MÖ. 9. yüzyılın başında hüküm süren Şupppiluliuma, o dönem hakim olan Mısır İmparatorluğuna Akdeniz ve Fırat Nehri arasındaki arazileri kontrol etmek için meydan okuyan ünlü Tunç Çağı Hitit savaşçısı ve devlet adamının adını almıştı.

Harrison, “Bu anıtsal heykellerin parçalarının birlikte bulunması, yıkımlarının bir parçası olarak özenli bir şekilde gömüldüklerini düşündürüyor.” diyor.

Kadın heykelinin kimliği henüz belirlenmedi, ancak arkeoloji ekibinin bazı fikirleri var.

Harrison, “Eski Anadolu tanrılarının kutsal annesi olan Kubaba’yı temsil ediyor olabilir. Bununla birlikte, heykelin muhtemelen Kral Şuppiluliuma’nın karısı olan bir insan figürünü temsil ettiğini gösteren üslup ve ikonografik ipuçları var. Ya da Eski Tayinat’ın hanedan kurucusu Taita’nın karısı ya da annesi olan Kupapiyas adlı bir kadın olabilir.”

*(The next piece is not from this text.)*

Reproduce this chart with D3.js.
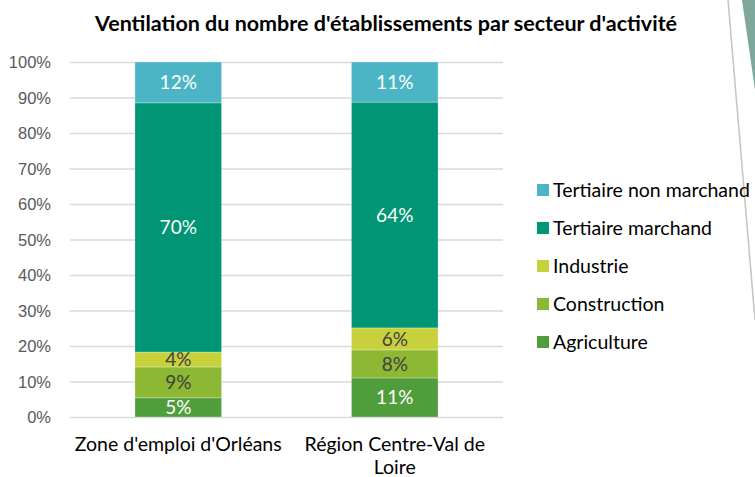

Suriye’de 50 yılı aşkın bir süre önce Hama yakınlarında bulunan ve Hititlerin eski dili olan Hiyeroglif Luvice yazılmış iki yazıtlı anıtta, MÖ. birinci bin yılın başlarında bu bölgede bilinen tek adlandırılmış kadın Kupapiyas geçiyordu. 100 yıldan fazla yaşadığı bilinen bu kadın önemli bir anaerkillik figürü gibi görünüyor, ancak MÖ ilk binyıl içinde herhangi bir tarihsel kaynakta adına rastlanmadı.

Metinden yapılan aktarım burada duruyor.